→ **Written problem**
In the lines below, output everything from the first line through the line containing "width=2.49cm, minimum height=0.88cm]" exactly as it is. Pictures are not part of the output.

→ **Provided data**

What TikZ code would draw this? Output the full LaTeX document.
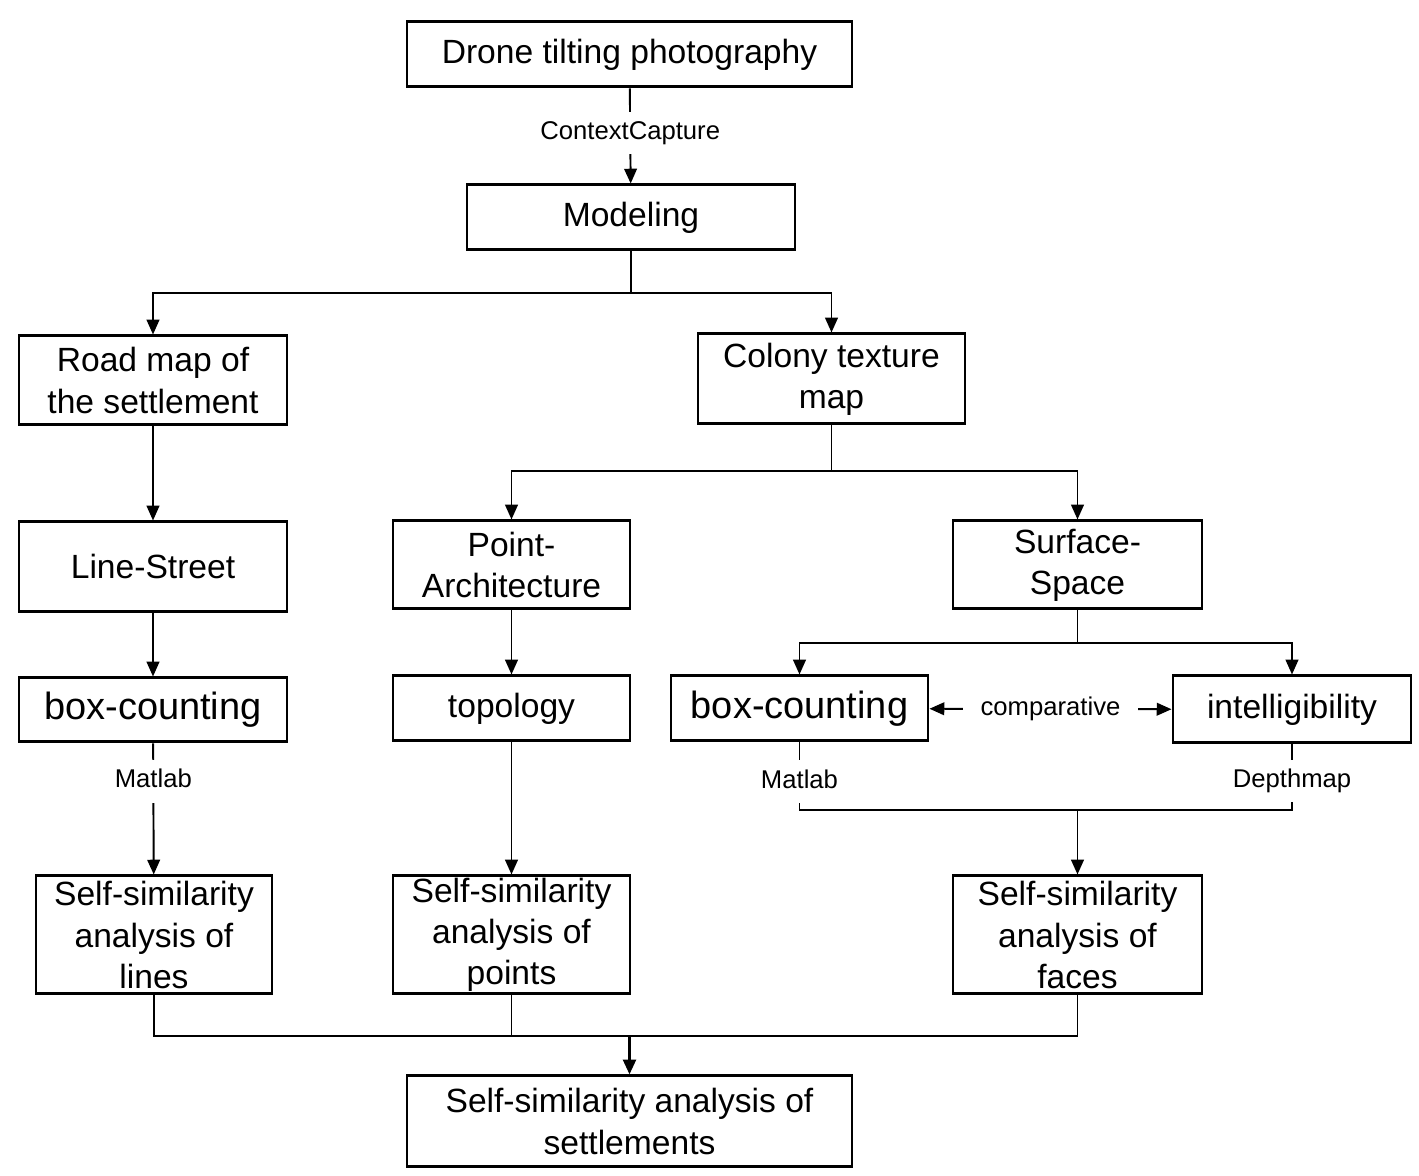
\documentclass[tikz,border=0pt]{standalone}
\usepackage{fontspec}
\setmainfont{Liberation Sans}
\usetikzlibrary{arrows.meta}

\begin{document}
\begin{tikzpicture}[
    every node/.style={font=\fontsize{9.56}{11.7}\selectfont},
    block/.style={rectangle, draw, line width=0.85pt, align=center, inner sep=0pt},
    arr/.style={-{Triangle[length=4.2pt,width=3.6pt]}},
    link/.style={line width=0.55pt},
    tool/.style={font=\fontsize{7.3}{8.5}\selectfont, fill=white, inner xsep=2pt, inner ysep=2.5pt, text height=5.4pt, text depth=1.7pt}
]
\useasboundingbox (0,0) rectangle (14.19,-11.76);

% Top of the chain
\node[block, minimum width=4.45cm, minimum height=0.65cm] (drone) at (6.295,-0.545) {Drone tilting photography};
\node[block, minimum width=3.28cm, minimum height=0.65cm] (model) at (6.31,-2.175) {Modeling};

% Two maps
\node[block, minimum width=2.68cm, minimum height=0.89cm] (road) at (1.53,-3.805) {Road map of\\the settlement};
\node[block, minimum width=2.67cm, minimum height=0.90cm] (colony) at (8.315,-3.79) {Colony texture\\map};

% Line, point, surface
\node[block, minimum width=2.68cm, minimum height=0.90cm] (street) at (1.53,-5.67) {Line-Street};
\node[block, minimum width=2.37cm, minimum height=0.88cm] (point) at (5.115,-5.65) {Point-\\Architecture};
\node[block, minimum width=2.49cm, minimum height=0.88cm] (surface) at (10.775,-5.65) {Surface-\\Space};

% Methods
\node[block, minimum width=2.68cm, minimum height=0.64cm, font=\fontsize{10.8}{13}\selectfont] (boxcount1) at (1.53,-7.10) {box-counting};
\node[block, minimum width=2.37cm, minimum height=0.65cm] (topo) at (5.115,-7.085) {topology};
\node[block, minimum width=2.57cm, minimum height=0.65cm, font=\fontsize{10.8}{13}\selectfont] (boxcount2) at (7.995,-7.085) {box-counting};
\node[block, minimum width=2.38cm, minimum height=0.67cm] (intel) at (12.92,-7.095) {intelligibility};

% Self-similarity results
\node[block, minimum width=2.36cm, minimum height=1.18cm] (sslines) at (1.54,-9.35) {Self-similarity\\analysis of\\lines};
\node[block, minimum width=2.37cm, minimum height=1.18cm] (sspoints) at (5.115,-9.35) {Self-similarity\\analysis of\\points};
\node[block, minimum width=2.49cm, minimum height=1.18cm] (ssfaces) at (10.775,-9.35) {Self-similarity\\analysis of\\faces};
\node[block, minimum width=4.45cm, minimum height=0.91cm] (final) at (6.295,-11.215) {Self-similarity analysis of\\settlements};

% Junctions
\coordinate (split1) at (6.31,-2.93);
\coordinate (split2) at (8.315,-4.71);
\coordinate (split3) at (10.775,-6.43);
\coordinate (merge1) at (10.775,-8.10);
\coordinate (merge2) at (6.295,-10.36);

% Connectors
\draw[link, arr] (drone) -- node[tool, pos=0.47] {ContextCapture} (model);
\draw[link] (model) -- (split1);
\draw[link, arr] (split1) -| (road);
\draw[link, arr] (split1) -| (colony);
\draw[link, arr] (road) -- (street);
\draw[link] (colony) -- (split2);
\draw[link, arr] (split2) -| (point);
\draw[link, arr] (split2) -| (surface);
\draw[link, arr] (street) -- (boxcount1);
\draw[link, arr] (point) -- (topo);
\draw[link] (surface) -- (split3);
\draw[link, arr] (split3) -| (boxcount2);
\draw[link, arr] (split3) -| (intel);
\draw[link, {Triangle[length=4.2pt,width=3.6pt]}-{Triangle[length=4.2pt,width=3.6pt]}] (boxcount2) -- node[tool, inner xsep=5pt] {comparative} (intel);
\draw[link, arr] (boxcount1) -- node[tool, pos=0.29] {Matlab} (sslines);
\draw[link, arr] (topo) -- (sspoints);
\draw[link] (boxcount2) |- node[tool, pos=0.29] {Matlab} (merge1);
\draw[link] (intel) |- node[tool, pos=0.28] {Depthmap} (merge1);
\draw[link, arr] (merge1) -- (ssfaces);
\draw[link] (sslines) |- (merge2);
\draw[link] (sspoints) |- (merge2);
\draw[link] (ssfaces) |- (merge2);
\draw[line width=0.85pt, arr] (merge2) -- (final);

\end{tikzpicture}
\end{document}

→ **Written solution**
What TikZ code would draw this? Output the full LaTeX document.
\documentclass[tikz,border=0pt]{standalone}
\usepackage{fontspec}
\setmainfont{Liberation Sans}
\usetikzlibrary{arrows.meta}

\begin{document}
\begin{tikzpicture}[
    every node/.style={font=\fontsize{9.56}{11.7}\selectfont},
    block/.style={rectangle, draw, line width=0.85pt, align=center, inner sep=0pt},
    arr/.style={-{Triangle[length=4.2pt,width=3.6pt]}},
    link/.style={line width=0.55pt},
    tool/.style={font=\fontsize{7.3}{8.5}\selectfont, fill=white, inner xsep=2pt, inner ysep=2.5pt, text height=5.4pt, text depth=1.7pt}
]
\useasboundingbox (0,0) rectangle (14.19,-11.76);

% Top of the chain
\node[block, minimum width=4.45cm, minimum height=0.65cm] (drone) at (6.295,-0.545) {Drone tilting photography};
\node[block, minimum width=3.28cm, minimum height=0.65cm] (model) at (6.31,-2.175) {Modeling};

% Two maps
\node[block, minimum width=2.68cm, minimum height=0.89cm] (road) at (1.53,-3.805) {Road map of\\the settlement};
\node[block, minimum width=2.67cm, minimum height=0.90cm] (colony) at (8.315,-3.79) {Colony texture\\map};

% Line, point, surface
\node[block, minimum width=2.68cm, minimum height=0.90cm] (street) at (1.53,-5.67) {Line-Street};
\node[block, minimum width=2.37cm, minimum height=0.88cm] (point) at (5.115,-5.65) {Point-\\Architecture};
\node[block, minimum width=2.49cm, minimum height=0.88cm] (surface) at (10.775,-5.65) {Surface-\\Space};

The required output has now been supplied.